= STATED TASK =
Output the material exactly, but drop every image it holds.

= RECORDS PROVIDED =
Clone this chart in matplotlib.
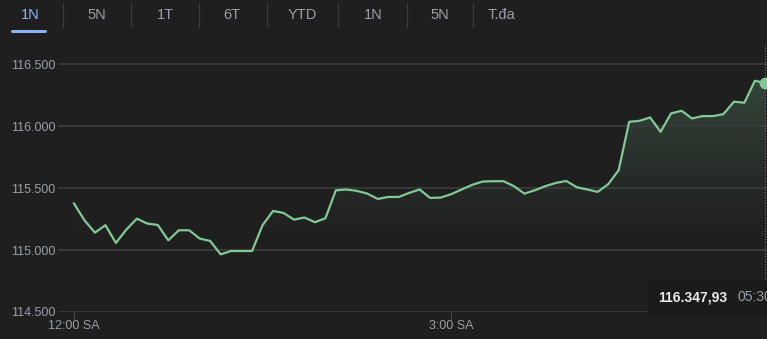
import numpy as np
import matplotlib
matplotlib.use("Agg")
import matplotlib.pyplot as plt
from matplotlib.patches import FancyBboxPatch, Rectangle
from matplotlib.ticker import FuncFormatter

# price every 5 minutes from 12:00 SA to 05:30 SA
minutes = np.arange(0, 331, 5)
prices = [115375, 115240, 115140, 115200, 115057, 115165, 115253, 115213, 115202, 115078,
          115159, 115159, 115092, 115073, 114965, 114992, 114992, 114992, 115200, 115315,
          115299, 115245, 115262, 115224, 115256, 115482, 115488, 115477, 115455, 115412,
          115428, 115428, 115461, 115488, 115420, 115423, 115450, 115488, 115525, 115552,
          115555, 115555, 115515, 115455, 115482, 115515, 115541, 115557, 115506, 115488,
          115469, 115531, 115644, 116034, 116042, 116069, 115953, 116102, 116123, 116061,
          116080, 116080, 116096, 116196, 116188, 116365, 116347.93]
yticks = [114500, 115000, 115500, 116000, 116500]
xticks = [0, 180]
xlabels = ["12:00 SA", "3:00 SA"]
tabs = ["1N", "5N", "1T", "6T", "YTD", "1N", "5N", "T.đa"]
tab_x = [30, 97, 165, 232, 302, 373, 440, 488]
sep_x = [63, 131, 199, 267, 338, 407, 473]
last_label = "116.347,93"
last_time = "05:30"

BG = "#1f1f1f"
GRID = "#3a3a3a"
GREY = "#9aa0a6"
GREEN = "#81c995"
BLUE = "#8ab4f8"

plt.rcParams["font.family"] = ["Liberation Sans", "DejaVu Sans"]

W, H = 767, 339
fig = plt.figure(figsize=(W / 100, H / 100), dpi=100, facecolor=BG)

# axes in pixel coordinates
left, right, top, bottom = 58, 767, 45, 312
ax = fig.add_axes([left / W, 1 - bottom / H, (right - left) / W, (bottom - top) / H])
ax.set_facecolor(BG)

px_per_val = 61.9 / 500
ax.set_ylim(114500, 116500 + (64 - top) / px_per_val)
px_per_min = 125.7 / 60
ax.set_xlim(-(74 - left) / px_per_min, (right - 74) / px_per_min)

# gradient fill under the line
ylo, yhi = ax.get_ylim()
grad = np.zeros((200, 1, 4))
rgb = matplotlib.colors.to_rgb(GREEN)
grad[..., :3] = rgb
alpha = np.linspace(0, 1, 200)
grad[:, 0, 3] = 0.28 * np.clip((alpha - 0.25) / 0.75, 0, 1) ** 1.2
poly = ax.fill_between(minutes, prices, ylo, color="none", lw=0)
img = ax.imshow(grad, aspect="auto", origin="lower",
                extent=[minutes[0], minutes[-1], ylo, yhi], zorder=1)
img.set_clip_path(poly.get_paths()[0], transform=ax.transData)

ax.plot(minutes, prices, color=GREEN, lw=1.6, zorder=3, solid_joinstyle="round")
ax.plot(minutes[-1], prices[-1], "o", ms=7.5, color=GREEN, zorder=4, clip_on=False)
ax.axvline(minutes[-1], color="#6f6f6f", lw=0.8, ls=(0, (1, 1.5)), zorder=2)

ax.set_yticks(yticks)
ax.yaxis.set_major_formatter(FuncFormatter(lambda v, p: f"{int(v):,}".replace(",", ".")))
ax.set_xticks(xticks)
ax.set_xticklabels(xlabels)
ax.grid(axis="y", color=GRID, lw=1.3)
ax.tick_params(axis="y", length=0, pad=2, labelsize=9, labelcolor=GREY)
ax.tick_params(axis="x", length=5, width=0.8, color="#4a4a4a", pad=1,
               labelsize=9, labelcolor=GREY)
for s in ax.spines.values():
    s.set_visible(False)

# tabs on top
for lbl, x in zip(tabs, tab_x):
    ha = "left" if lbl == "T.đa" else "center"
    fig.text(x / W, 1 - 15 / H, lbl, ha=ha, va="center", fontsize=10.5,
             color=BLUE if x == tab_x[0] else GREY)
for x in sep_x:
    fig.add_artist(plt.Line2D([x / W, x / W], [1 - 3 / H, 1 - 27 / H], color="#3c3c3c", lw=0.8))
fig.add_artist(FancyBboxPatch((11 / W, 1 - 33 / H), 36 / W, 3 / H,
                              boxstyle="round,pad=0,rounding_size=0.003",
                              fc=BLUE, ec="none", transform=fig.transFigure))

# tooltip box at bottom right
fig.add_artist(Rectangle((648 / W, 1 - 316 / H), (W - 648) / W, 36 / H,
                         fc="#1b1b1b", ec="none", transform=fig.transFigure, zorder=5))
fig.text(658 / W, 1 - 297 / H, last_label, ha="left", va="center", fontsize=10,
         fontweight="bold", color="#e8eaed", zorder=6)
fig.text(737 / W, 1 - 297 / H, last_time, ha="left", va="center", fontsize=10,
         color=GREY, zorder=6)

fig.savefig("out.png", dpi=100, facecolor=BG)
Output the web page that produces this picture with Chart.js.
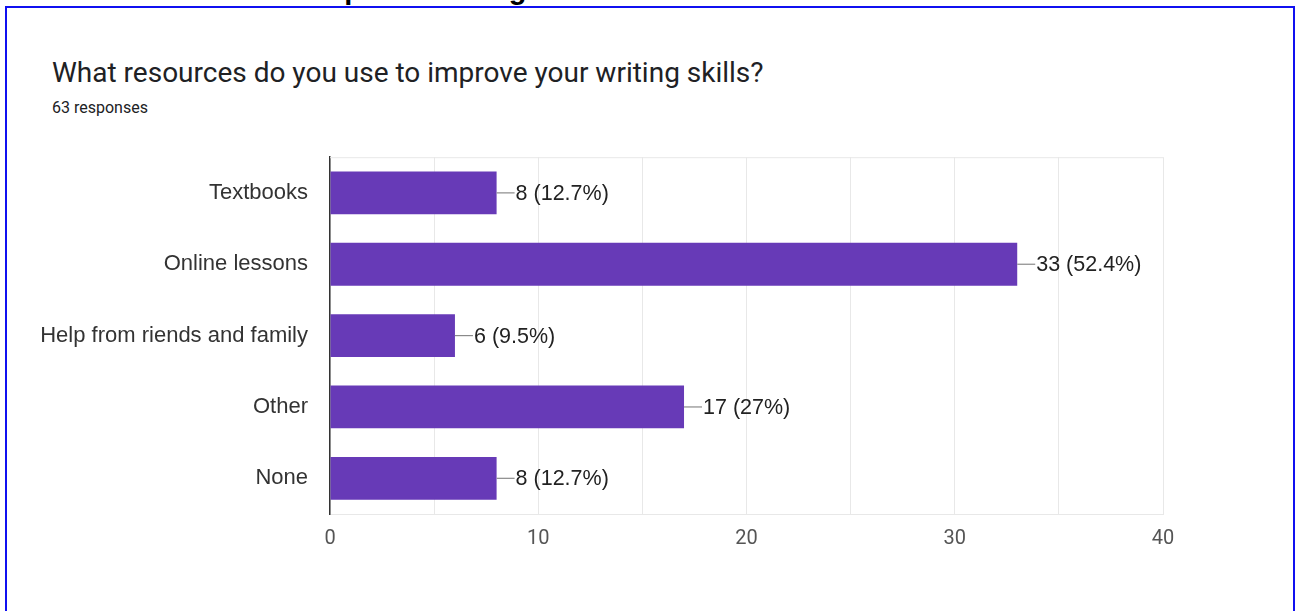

= THE SOLUTION =
Clone this chart in matplotlib.
import numpy as np
import matplotlib
matplotlib.use("Agg")
import matplotlib.pyplot as plt
from matplotlib.patches import FancyBboxPatch, Rectangle
from matplotlib.ticker import FuncFormatter

# price every 5 minutes from 12:00 SA to 05:30 SA
minutes = np.arange(0, 331, 5)
prices = [115375, 115240, 115140, 115200, 115057, 115165, 115253, 115213, 115202, 115078,
          115159, 115159, 115092, 115073, 114965, 114992, 114992, 114992, 115200, 115315,
          115299, 115245, 115262, 115224, 115256, 115482, 115488, 115477, 115455, 115412,
          115428, 115428, 115461, 115488, 115420, 115423, 115450, 115488, 115525, 115552,
          115555, 115555, 115515, 115455, 115482, 115515, 115541, 115557, 115506, 115488,
          115469, 115531, 115644, 116034, 116042, 116069, 115953, 116102, 116123, 116061,
          116080, 116080, 116096, 116196, 116188, 116365, 116347.93]
yticks = [114500, 115000, 115500, 116000, 116500]
xticks = [0, 180]
xlabels = ["12:00 SA", "3:00 SA"]
tabs = ["1N", "5N", "1T", "6T", "YTD", "1N", "5N", "T.đa"]
tab_x = [30, 97, 165, 232, 302, 373, 440, 488]
sep_x = [63, 131, 199, 267, 338, 407, 473]
last_label = "116.347,93"
last_time = "05:30"

BG = "#1f1f1f"
GRID = "#3a3a3a"
GREY = "#9aa0a6"
GREEN = "#81c995"
BLUE = "#8ab4f8"

plt.rcParams["font.family"] = ["Liberation Sans", "DejaVu Sans"]

W, H = 767, 339
fig = plt.figure(figsize=(W / 100, H / 100), dpi=100, facecolor=BG)

# axes in pixel coordinates
left, right, top, bottom = 58, 767, 45, 312
ax = fig.add_axes([left / W, 1 - bottom / H, (right - left) / W, (bottom - top) / H])
ax.set_facecolor(BG)

px_per_val = 61.9 / 500
ax.set_ylim(114500, 116500 + (64 - top) / px_per_val)
px_per_min = 125.7 / 60
ax.set_xlim(-(74 - left) / px_per_min, (right - 74) / px_per_min)

# gradient fill under the line
ylo, yhi = ax.get_ylim()
grad = np.zeros((200, 1, 4))
rgb = matplotlib.colors.to_rgb(GREEN)
grad[..., :3] = rgb
alpha = np.linspace(0, 1, 200)
grad[:, 0, 3] = 0.28 * np.clip((alpha - 0.25) / 0.75, 0, 1) ** 1.2
poly = ax.fill_between(minutes, prices, ylo, color="none", lw=0)
img = ax.imshow(grad, aspect="auto", origin="lower",
                extent=[minutes[0], minutes[-1], ylo, yhi], zorder=1)
img.set_clip_path(poly.get_paths()[0], transform=ax.transData)

ax.plot(minutes, prices, color=GREEN, lw=1.6, zorder=3, solid_joinstyle="round")
ax.plot(minutes[-1], prices[-1], "o", ms=7.5, color=GREEN, zorder=4, clip_on=False)
ax.axvline(minutes[-1], color="#6f6f6f", lw=0.8, ls=(0, (1, 1.5)), zorder=2)

ax.set_yticks(yticks)
ax.yaxis.set_major_formatter(FuncFormatter(lambda v, p: f"{int(v):,}".replace(",", ".")))
ax.set_xticks(xticks)
ax.set_xticklabels(xlabels)
ax.grid(axis="y", color=GRID, lw=1.3)
ax.tick_params(axis="y", length=0, pad=2, labelsize=9, labelcolor=GREY)
ax.tick_params(axis="x", length=5, width=0.8, color="#4a4a4a", pad=1,
               labelsize=9, labelcolor=GREY)
for s in ax.spines.values():
    s.set_visible(False)

# tabs on top
for lbl, x in zip(tabs, tab_x):
    ha = "left" if lbl == "T.đa" else "center"
    fig.text(x / W, 1 - 15 / H, lbl, ha=ha, va="center", fontsize=10.5,
             color=BLUE if x == tab_x[0] else GREY)
for x in sep_x:
    fig.add_artist(plt.Line2D([x / W, x / W], [1 - 3 / H, 1 - 27 / H], color="#3c3c3c", lw=0.8))
fig.add_artist(FancyBboxPatch((11 / W, 1 - 33 / H), 36 / W, 3 / H,
                              boxstyle="round,pad=0,rounding_size=0.003",
                              fc=BLUE, ec="none", transform=fig.transFigure))

# tooltip box at bottom right
fig.add_artist(Rectangle((648 / W, 1 - 316 / H), (W - 648) / W, 36 / H,
                         fc="#1b1b1b", ec="none", transform=fig.transFigure, zorder=5))
fig.text(658 / W, 1 - 297 / H, last_label, ha="left", va="center", fontsize=10,
         fontweight="bold", color="#e8eaed", zorder=6)
fig.text(737 / W, 1 - 297 / H, last_time, ha="left", va="center", fontsize=10,
         color=GREY, zorder=6)

fig.savefig("out.png", dpi=100, facecolor=BG)
Output the web page that produces this picture with Chart.js.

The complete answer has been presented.